Wir erleben derzeit die größte Protestbewegung in Deutschland seit der Wiedervereinigung 1990. Der Grund: Menschen engagieren sich für unsere Demokratie und gegen Rechts, insbesondere gegen die AfD. In unzähligen Städten Deutschlands wird seit Wochen demonstriert und auch in Nordrhein-Westfalen ist der Protest laut und stark. Allein in Düsseldorf versammelten sich Ende Januar über 100.000 Menschen. Unsere Ortsgruppen und Mitglieder beteiligen sich an diesen Aktionen, denn was wir wahrnehmen, ist eine Erleichterung in unserer Mitgliedschaft, dass endlich auch die sogenannte bürgerliche Mitte, die sich selbst jahrelang als schweigende Mehrheit bezeichnete, laut wird gegen die Menschenfeind*innen im Land.

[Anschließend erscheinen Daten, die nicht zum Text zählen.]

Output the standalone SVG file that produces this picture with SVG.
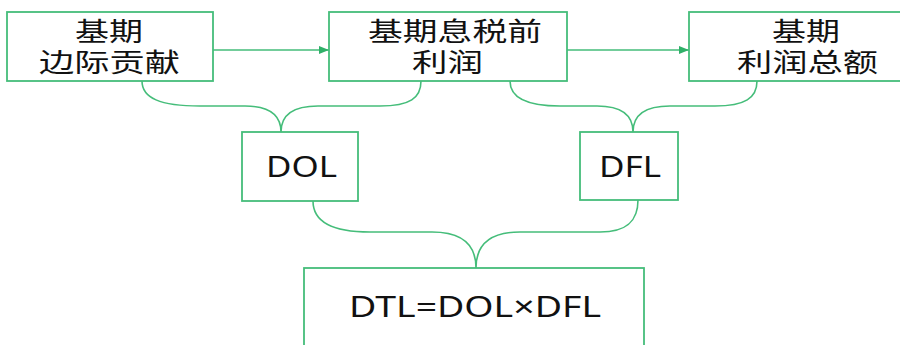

In einer Zeit, in der die Welt brennt und ehrenamtliches Engagement in Strukturen und Kürzungen für politische Bildung erstickt, wird ein Zeichen gesetzt, das vor allem Solidarität mit den Betroffenen zeigt, aber auch deutlich macht, dass der Umgang mit der Zivilgesellschaft, die unser Anker ist, um von Rassismus Betroffenen Schutz zu bieten und das Versagen der Politik aufzufangen, fahrlässig ist und zu echten Gefahren führt – politisch, wie auch lebensbedrohlich.

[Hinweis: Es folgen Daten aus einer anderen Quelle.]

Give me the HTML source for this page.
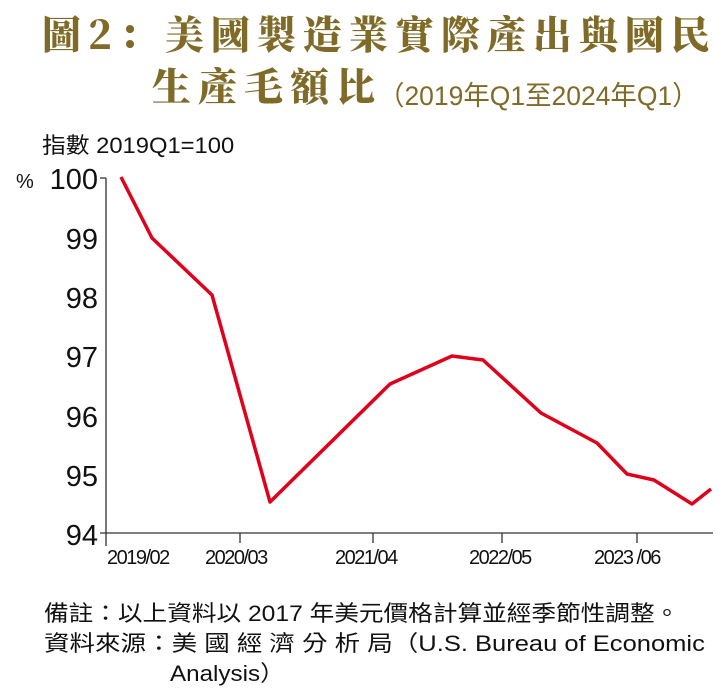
<!DOCTYPE html>
<html><head><meta charset="utf-8"><style>
body{margin:0;background:#fff;width:727px;height:697px;overflow:hidden;position:relative;font-family:"Liberation Sans","Noto Sans CJK TC",sans-serif;}
.t{position:absolute;color:#7f6b27;font-family:"Noto Serif CJK SC","Liberation Serif",serif;font-weight:900;font-size:39px;white-space:nowrap;line-height:1;transform-origin:left top;}
.s{position:absolute;white-space:nowrap;color:#111;transform-origin:left top;}
</style></head><body>
<div class="t" style="left:42px;top:14px;letter-spacing:7px;">圖2：美國製造業實際產出與國民</div>
<div class="t" style="left:152px;top:66px;letter-spacing:7px;">生產毛額比</div>
<div class="s" style="left:378px;top:74px;font-size:27px;color:#7f6b27;transform:scaleX(0.98);">（2019年Q1至2024年Q1）</div>
<div class="s" style="left:42px;top:128px;font-size:22px;transform:scaleX(1.08);">指數 2019Q1=100</div>
<svg width="727" height="697" style="position:absolute;left:0;top:0" font-family="Liberation Sans, sans-serif">
<g fill="#111" font-size="29" text-anchor="end">
<text x="98" y="189">100</text><text x="98" y="249">99</text><text x="98" y="308">98</text><text x="98" y="367">97</text><text x="98" y="427">96</text><text x="98" y="486">95</text><text x="98" y="545">94</text>
</g>
<text x="16" y="188" font-size="20" fill="#111">%</text>
<g stroke="#333" stroke-width="1.3">
<line x1="106" y1="178" x2="106" y2="546"/>
<line x1="100" y1="533" x2="713" y2="533"/>
<line x1="100" y1="178" x2="106" y2="178"/>
<line x1="240" y1="533" x2="240" y2="543"/><line x1="373" y1="533" x2="373" y2="543"/><line x1="502" y1="533" x2="502" y2="543"/><line x1="637" y1="533" x2="637" y2="543"/>
</g>
<g fill="#111" font-size="20" letter-spacing="-1.5">
<text x="107" y="564">2019/02</text><text x="205" y="564">2020/03</text><text x="335" y="564">2021/04</text><text x="469" y="564">2022/05</text><text x="594" y="564">2023 /06</text>
</g>
<polyline fill="none" stroke="#e0001b" stroke-width="3.5" stroke-linejoin="round" points="121,177 152,238 212,295 270,502 390,384 452,356 483,360 541,413 597,443 627,474 654,480 692,504 711,489"/>
</svg>
<div class="s" style="left:44px;top:596px;font-size:22px;transform:scaleX(1.12);">備註：以上資料以 2017 年美元價格計算並經季節性調整。</div>
<div class="s" style="left:44px;top:626px;font-size:22px;transform:scaleX(1.16);">資料來源：美 國 經 濟 分 析 局（U.S. Bureau of Economic</div>
<div class="s" style="left:170px;top:656px;font-size:22px;transform:scaleX(1.1);">Analysis）</div>
</body></html>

Kaum haben die Proteste begonnen, gibt es schon die ersten Verschwörungsgeschichten. Die Proteste seien von der amtierenden Regierung inszeniert, um die Opposition mundtot zu machen. Diese Erzählungen nehmen die AfD in Schutz und machen damit aus Täter*innen Opfer. Immer wieder wird darauf angespielt, dass ein Parteiverbot undemokratisch sei, da die AfD von einem nicht unerheblichen Teil der Bevölkerung gewählt wurde. Dabei wird aber völlig außer Acht gelassen, dass auch die NSDAP von der Bevölkerung gewählt wurde und es deshalb den Artikel 21 des Grundgesetzes gibt: denn nur weil Menschen- und Verfassungsfeind*innen demokratisch gewählt wurden, heißt das nicht, dass dies nicht verboten gehört, da es mit den Werten des Grundgesetzes nicht vereinbar ist. Und eines sollte allen klar sein: Die Proteste richten sich zwar vor allem gegen die rechtsextreme AfD und ihre Faschist*innen, aber auch die konservative Opposition, die mit ihrem Verhalten und ihren Diskussionen rechte Narrative zur neuen Norm erhebt, sowie die Asylpolitik der Bundesregierung sind Gründe für die Proteste. Und die demokratischen Partein müssen auch Lehren daraus ziehen, sich inhaltlich oder aus wahlstrategischen Gründen an Rechte anzunähern hat retrospektiv betrachtet noch nie dazu geführt sich vor Rechtsextremist*innen zu schützen oder sie auszubooten. Ganz im Gegenteil!
Es gilt, wehrhaft zu sein. Die Solidarität mit den Opfern von Antisemitismus, Rassismus und anderer gruppenbezogener Menschenfeindlichkeit muss dabei immer die treibende Kraft sein. Aber auch die Gefahr, in einer diktatorischeren, noch weitaus kapitalistischeren Welt leben zu müssen, sollte ein Grund sein, auf die Straße zu gehen. Und sich zu wehren, das gilt für alle: Die Vertreter*innen der rechtsextremen und rechtskonservativen Parteien müssen ihre Verfassungsfeindlichkeit nicht in Talkshows äußern dürfen, man muss ihnen keine Räumlichkeiten vermieten oder ihnen Gehör verschaffen. Es ist durchaus legitim Demokratiefeind*innen Steine in den Weg zu legen und es ihnen nicht so leicht zu machen wie bisher. Ihren Menschenfeindlichkeiten muss kein Gehör geschaffen werden und selbst wenn am Ende Gerichte entscheiden sollten, dass man sie doch hätte einladen oder tagen lassen müssen, so hat man sich wenigstens widersetzt. Denn eins muss uns allen bewusst sein, der gesellschaftliche Schaden der bereits angerichtet wurde wird uns jetzt schon Jahrzehnte kosten ihn aufzuarbeiten. Es reicht!